DAX Profits Analyse
Gefährlicher Kontrollverlust der US-Notenbank
noch nie verlief eine US-Notenbanksitzung so absolut nichtssagend und impulslos wie die gestrige. Es war ja ohnehin keine Änderung der Zinspolitik erwartet worden. Schon weil zum gestrigen Termin keine Pressekonferenz vorgehen war (diese finden nur zu jedem zweiten Termin statt). Die Fed hat aber das Kunststück fertig gebracht, auch in ihren Ausführungen absolut keinen Hinweis auf ihre künftige Geldpolitik zu geben.
Mit etwas gutem Willen kann man hineininterpretieren, dass die Notenbank etwas weniger Risiken als noch im Juni sieht. Der letzte Arbeitsmarktbericht im vergangenen Monat fiel zur Abwechslung stark aus. Auch der Brexit dürfte keine Katastrophe werden. Die US-Börsen haben diesen jedenfalls in Rekordgeschwindigkeit ausgebügelt.

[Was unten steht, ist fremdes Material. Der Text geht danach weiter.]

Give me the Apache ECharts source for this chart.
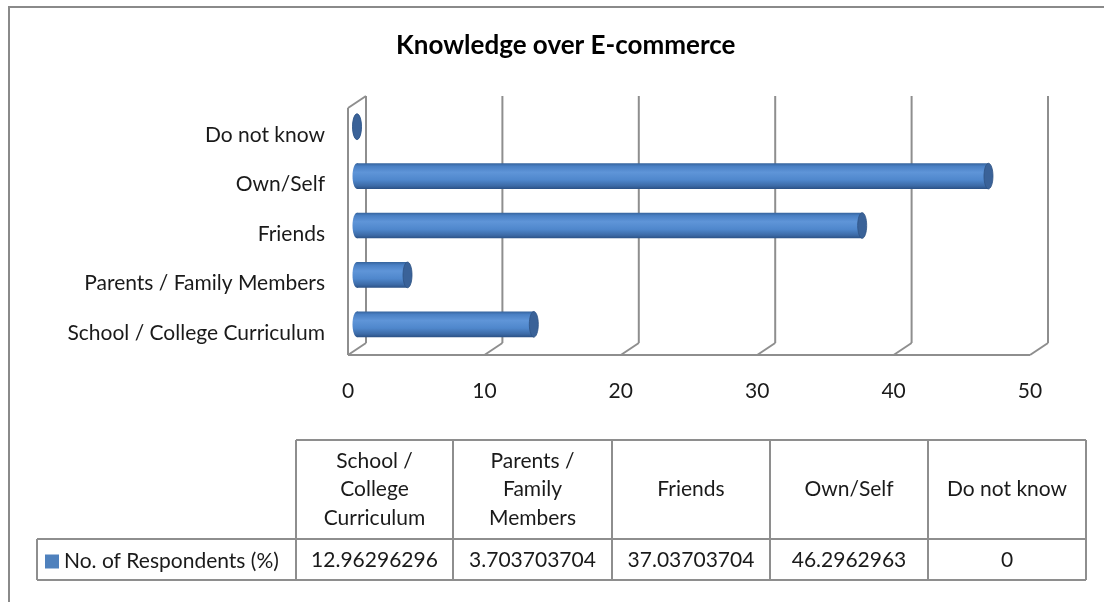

Ob das nun für eine Zinserhöhung auf einer der nächsten Termine mit Pressekonferenz (also im September oder im Dezember) spricht, ist schwer zu sagen. Wenn, dann eher im Dezember. Denn die US-Präsidentschaftswahlen im November bergen das Potenzial für Überraschungen und mögliche Markt-Turbulenzen. Erst dann wird sich entscheiden, ob die Kandidatin Clinton „More of the same“ bringen wird. Oder ob der Kandidat Trump seine Wundertüte über das Land ausschütten darf. Momentan liegt Trump in den Umfragen vorn. Noch gibt es aber viele unentschlossene Wähler und es sind noch ein paar Monate Zeit bis zur Wahl. Die Sache wird ähnlich wie der Brexit bis zum Ende spannend bleiben und wahrscheinlich ein ebenso überraschendes Ergebnis bringen.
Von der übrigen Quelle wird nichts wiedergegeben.